Ein weiteres Studienergebnis belegt, dass trotz der insgesamt hohen ‚Industrie 4.0-Reife‘ noch viel Überzeugungsarbeit im fertigenden Mittelstand zu leisten ist: Zwar wird Cloud Computing inzwischen – auch im Hinblick auf das erforderliche Innovationstempo der IT – als Treiber für die Entwicklung hin zur Smart Factory angesehen. Allerdings lehnen noch mehr als 40 Prozent aller Fertigungsbetriebe dieses IT-Modell in ihrem Unternehmen ab. Vor allem in kleineren Firmen mit weniger als 500 Mitarbeitern lässt sich diese Entwicklung beobachten: So hegen 70 Prozent der Befragten in dieser Unternehmensgruppe Bedenken in Bezug auf Performance und Verfügbarkeit. Dieses Ergebnis steht in Kontrast zu der Tatsache, dass Cloud Computing gerade für die IT-Landschaft kleinerer Unternehmen ein Kostenhebel sein kann – nicht nur im Hinblick auf Servicequalität, sondern auch in Bezug auf Reaktionsschnelligkeit bei der Anpassung der IT an neue Anforderungen. Gleichzeitig konnten 34 Prozent der Befragten in Betrieben mit weniger als 500 Mitarbeitern keine Angabe dazu machen, ob für ihr Unternehmen eher ein Public oder ein Private Cloud-Konzept in Frage käme. Bei größeren Mittelständlern sahen sich lediglich 14 Prozent außerstande, zu diesem Thema eine klare Aussage zu treffen. Unkenntnis herrscht vielfach auch im Hinblick auf die Sicherheitsmechanismen der verschiedenen Cloud-Modelle vor.

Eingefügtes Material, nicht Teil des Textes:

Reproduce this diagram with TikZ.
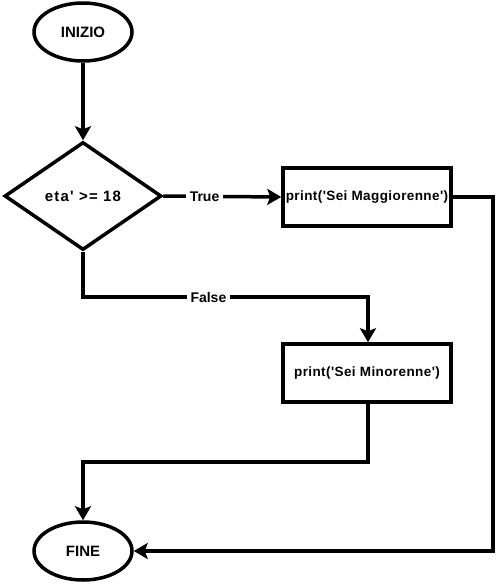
\documentclass[tikz,border=0pt]{standalone}
\usepackage{fontspec}
\setmainfont{Liberation Sans}[Ligatures=TeXOff]
\usetikzlibrary{arrows.meta,shapes.geometric}
\begin{document}
\begin{tikzpicture}[x=1pt,y=-1pt,
  every node/.style={font=\bfseries},
  term/.style={draw,line width=3.5pt,ellipse,minimum width=98pt,minimum height=58pt,inner sep=0pt,font=\bfseries\fontsize{15}{17}\selectfont},
  decis/.style={draw,line width=3.5pt,diamond,minimum width=157pt,minimum height=108pt,inner sep=0pt,aspect=1.44,font=\bfseries\fontsize{15}{17}\selectfont\addfontfeatures{LetterSpace=8}},
  proc/.style={draw,line width=3.5pt,rectangle,minimum width=168pt,minimum height=58pt,inner sep=0pt,font=\bfseries\fontsize{13.5}{16}\selectfont\addfontfeatures{LetterSpace=3}},
  conn/.style={line width=3.5pt,-{Stealth[length=14pt,width=16pt,inset=3pt]}},
  lbl/.style={fill=white,inner xsep=4pt,inner ysep=2pt,font=\bfseries\fontsize{14}{16}\selectfont}
]
\useasboundingbox (0,0) rectangle (502,584);
\node[term] (start) at (83,32) {INIZIO};
\node[decis] (cond) at (83,196) {eta' >= 18};
\node[proc] (magg) at (367,197) {print('Sei Maggiorenne')};
\node[proc] (mino) at (367,373) {print('Sei Minorenne')};
\node[term] (end) at (83,551) {FINE};
\coordinate (fb) at (83,297);
\coordinate (fr) at (368,297);
\coordinate (mr) at (493,197);
\coordinate (mb) at (493,551);
\coordinate (nb) at (368,462);
\coordinate (nl) at (83,462);
\draw[conn] (start) -- (cond);
\draw[conn] (cond.east) -- node[lbl,pos=0.35] {True} (magg.west);
\draw[conn] (cond.south) -- (fb) -- node[lbl,pos=0.44] {False} (fr) -- (mino.north -| fr);
\draw[conn] (magg.east) -- (mr) -- (mb) -- (end.east);
\draw[conn] (mino.south -| nb) -- (nb) -- (nl) -- (end.north);
\end{tikzpicture}
\end{document}
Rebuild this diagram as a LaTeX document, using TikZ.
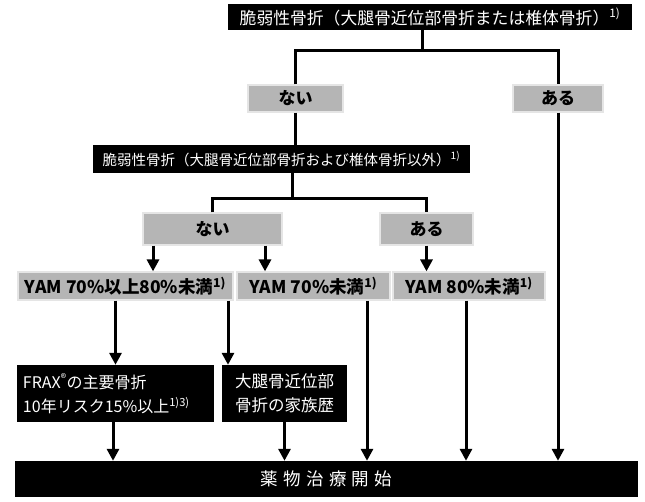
\documentclass[tikz,border=0pt]{standalone}
\usepackage{fontspec}
\setmainfont{Noto Sans CJK JP}
\usetikzlibrary{arrows.meta}
\begin{document}
\begin{tikzpicture}[x=1pt,y=-1pt,
  blk/.style={fill=black,text=white,inner sep=0pt,font=\fontsize{16}{19}\selectfont},
  gry/.style={fill=gray!58,draw=gray!20,line width=1.2pt,inner sep=0pt,font=\bfseries\fontsize{17}{20}\selectfont},
  conn/.style={line width=3pt,line join=miter},
  arr/.style={line width=3pt,-{Triangle[width=12pt,length=12pt]}}]
\useasboundingbox[fill=white] (0,0) rectangle (645,501);
% nodes
\node[blk,minimum width=404pt,minimum height=26pt,font=\fontsize{16.8}{19}\selectfont] (top) at (430,17) {脆弱性骨折（大腿骨近位部骨折または椎体骨折）\textsuperscript{1)}};
\node[gry,minimum width=95pt,minimum height=27pt] (nai1) at (295.5,98.5) {ない};
\node[gry,minimum width=90pt,minimum height=27pt] (aru1) at (558,98.5) {ある};
\node[blk,minimum width=377pt,minimum height=28pt,font=\fontsize{14.5}{17}\selectfont] (mid) at (281.5,159) {脆弱性骨折（大腿骨近位部骨折および椎体骨折以外）\textsuperscript{1)}};
\node[gry,minimum width=139pt,minimum height=32pt] (nai2) at (212.5,229) {ない};
\node[gry,minimum width=93pt,minimum height=32pt] (aru2) at (426.5,229) {ある};
\node[gry,minimum width=215pt,minimum height=28pt,font=\bfseries\fontsize{17.5}{20}\selectfont] (yam1) at (125.5,286) {YAM 70\%以上80\%未満\textsuperscript{1)}};
\node[gry,minimum width=153pt,minimum height=28pt,font=\bfseries\fontsize{17.5}{20}\selectfont] (yam2) at (313.5,286) {YAM 70\%未満\textsuperscript{1)}};
\node[gry,minimum width=152pt,minimum height=28pt,font=\bfseries\fontsize{17.5}{20}\selectfont] (yam3) at (469,286) {YAM 80\%未満\textsuperscript{1)}};
\node[blk,minimum width=197pt,minimum height=57pt,align=left,text width=185pt,font=\fontsize{16}{24}\selectfont] (frax) at (115.5,393.5) {FRAX\textsuperscript{®}の主要骨折\\10年リスク15\%以上\textsuperscript{1)3)}};
\node[blk,minimum width=125pt,minimum height=57pt,align=left,font=\fontsize{16.5}{24}\selectfont] (fam) at (284.5,393.5) {大腿骨近位部\\骨折の家族歴};
\node[blk,minimum width=623pt,minimum height=36pt,font=\fontsize{17.5}{20}\selectfont\addfontfeature{LetterSpace=30}] (bot) at (326.5,479) {薬物治療開始};
% junctions
\coordinate (j1) at (422,50);
\coordinate (j1l) at (295.5,50);
\coordinate (j1r) at (558,50);
\coordinate (j2) at (292,198);
% connectors
\draw[conn] (top.south -| j1) -- (j1);
\draw[conn] (nai1.north) -- (j1l) -- (j1r) -- (aru1.north);
\draw[conn] (nai1.south) -- (nai1.south |- mid.north);
\draw[arr] (aru1.south) -- (aru1.south |- bot.north);
\draw[conn] (mid.south -| j2) -- (j2);
\draw[conn] (nai2.north) -- (nai2.north |- j2) -- (aru2.north |- j2) -- (aru2.north);
\draw[arr] ([xshift=-59.5pt]nai2.south) -- ([xshift=-59.5pt]nai2.south |- yam1.north);
\draw[arr] ([xshift=52.5pt]nai2.south) -- ([xshift=52.5pt]nai2.south |- yam2.north);
\draw[arr] (aru2.south) -- (aru2.south |- yam3.north);
\draw[arr] (frax.north |- yam1.south) -- (frax.north);
\draw[arr] ([xshift=102.5pt]yam1.south) -- ([xshift=102.5pt]yam1.south |- fam.north);
\draw[arr] ([xshift=53.5pt]yam2.south) -- ([xshift=53.5pt]yam2.south |- bot.north);
\draw[arr] ([xshift=-3pt]yam3.south) -- ([xshift=-3pt]yam3.south |- bot.north);
\draw[arr] ([xshift=-2.5pt]frax.south) -- ([xshift=-2.5pt]frax.south |- bot.north);
\draw[arr] (fam.south) -- (fam.south |- bot.north);
\end{tikzpicture}
\end{document}
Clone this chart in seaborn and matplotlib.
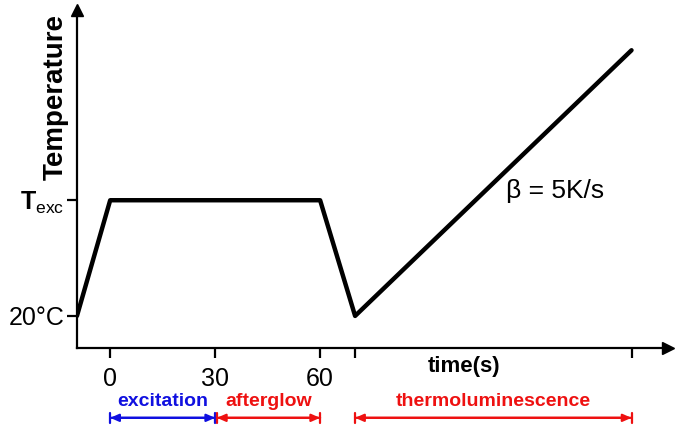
import matplotlib
matplotlib.use("Agg")
import matplotlib.pyplot as plt
import seaborn as sns
import pandas as pd

# ---- data (read from the schematic) ----
time_s = [-9.5, 0, 60, 70, 149]
temperature = [20, 192, 192, 20, 415]
x_ticks = [0, 30, 60, 70, 149]
x_tick_labels = ["0", "30", "60", "", ""]
y_ticks = [20, 192]
y_tick_labels = ["20°C", r"$\mathbf{T}_{\mathrm{exc}}$"]
phase_names = ["excitation", "afterglow", "thermoluminescence"]
phase_start = [0, 30.5, 70]
phase_end = [30, 60, 149]
phase_colors = ["#1010e0", "#ee1111", "#ee1111"]

sns.set_style("white")
plt.rcParams["font.family"] = ["Liberation Sans", "DejaVu Sans"]
plt.rcParams["mathtext.fontset"] = "custom"
plt.rcParams["mathtext.rm"] = "Liberation Sans"
plt.rcParams["mathtext.bf"] = "Liberation Sans:bold"
plt.rcParams["text.color"] = "black"
plt.rcParams["xtick.color"] = "black"
plt.rcParams["ytick.color"] = "black"
plt.rcParams["axes.labelcolor"] = "black"

fig = plt.figure(figsize=(6.75, 4.3), dpi=100)
ax = fig.add_axes([0.114, 0.191, 0.876, 0.786])

df = pd.DataFrame({"time": time_s, "T": temperature})
sns.lineplot(data=df, x="time", y="T", ax=ax, color="black", lw=3.2,
             sort=False, estimator=None)

ax.set_xlim(-9.5, 159.5)
ax.set_ylim(-27.5, 475)
for s in ["top", "right"]:
    ax.spines[s].set_visible(False)
for s in ["left", "bottom"]:
    ax.spines[s].set_linewidth(1.6)
    ax.spines[s].set_color("black")

ax.set_xticks(x_ticks)
ax.set_xticklabels(x_tick_labels, fontsize=18)
ax.set_yticks(y_ticks)
ax.set_yticklabels(y_tick_labels, fontsize=18)
ax.tick_params(axis="both", direction="out", length=7, width=1.6, color="black",
               bottom=True, left=True)
ax.tick_params(axis="x", pad=7)
ax.tick_params(axis="y", pad=2)
ax.set_xlabel("")
ax.set_ylabel("Temperature", fontsize=20, fontweight="bold")
ax.yaxis.set_label_coords(-0.014, 0.743)

# axis arrow heads
ax.plot(1, 0, ">k", markersize=9, transform=ax.transAxes, clip_on=False)
ax.plot(0, 1, "^k", markersize=9, transform=ax.transAxes, clip_on=False)

ax.text(101, -0.025, "time(s)", transform=ax.get_xaxis_transform(),
        ha="center", va="top", fontsize=16, fontweight="bold")
ax.text(113, 205, "β = 5K/s", fontsize=19, ha="left", va="center")

tr = ax.get_xaxis_transform()
for name, x0, x1, c in zip(phase_names, phase_start, phase_end, phase_colors):
    ax.annotate("", xy=(x1, -0.207), xytext=(x0, -0.207), xycoords=tr, textcoords=tr,
                arrowprops=dict(arrowstyle="|-|,widthA=0.35,widthB=0.35", color=c, lw=1.6,
                                shrinkA=0, shrinkB=0), annotation_clip=False)
    ax.annotate("", xy=(x1, -0.207), xytext=(x0, -0.207), xycoords=tr, textcoords=tr,
                arrowprops=dict(arrowstyle="<|-|>,head_length=0.5,head_width=0.22", color=c, lw=1.6,
                                shrinkA=0, shrinkB=0), annotation_clip=False)
    ax.text((x0 + x1) / 2, -0.158, name, transform=tr, ha="center", va="center",
            color=c, fontsize=14, fontweight="bold", clip_on=False)

fig.savefig("out.png", dpi=100)
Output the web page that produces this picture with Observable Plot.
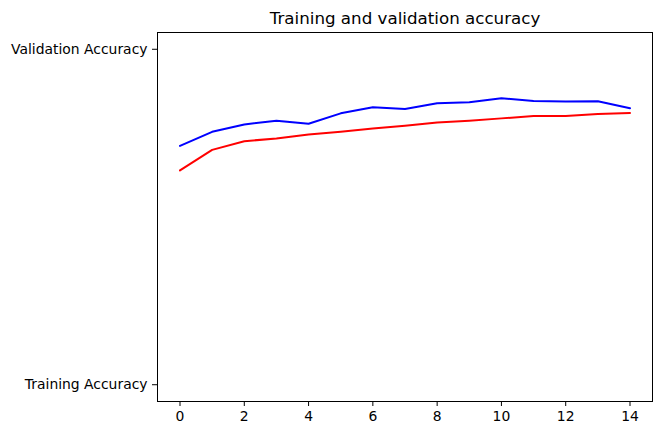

So werden beispielsweise Sicherheitsbedenken gegen Public Clouds nicht selten auf Private Cloud-Modelle übertragen. Dabei unterscheidet sich eine Private Cloud mit Datenhaltung in der Bundesrepublik in puncto Sicherheit nicht grundsätzlich von konventionellen Hosting-Angeboten – und diese sind im industriellen Mittelstand mittlerweile allgemein akzeptiert. Die Beispiele zeigen: Für Unternehmen kann es sich lohnen, sich stärker mit aktueller IT-Technologie sowohl im Hinblick auf Hosting-Modelle als auch für den Einsatz im Kontext der industriellen Produktion auseinanderzusetzen. Denn nicht zuletzt von der Innovationskraft der IT wird es abhängen, wie erfolgreich mittelständische Fertigungsunternehmen auch die Herausforderungen einer kommenden Industrieepoche meistern.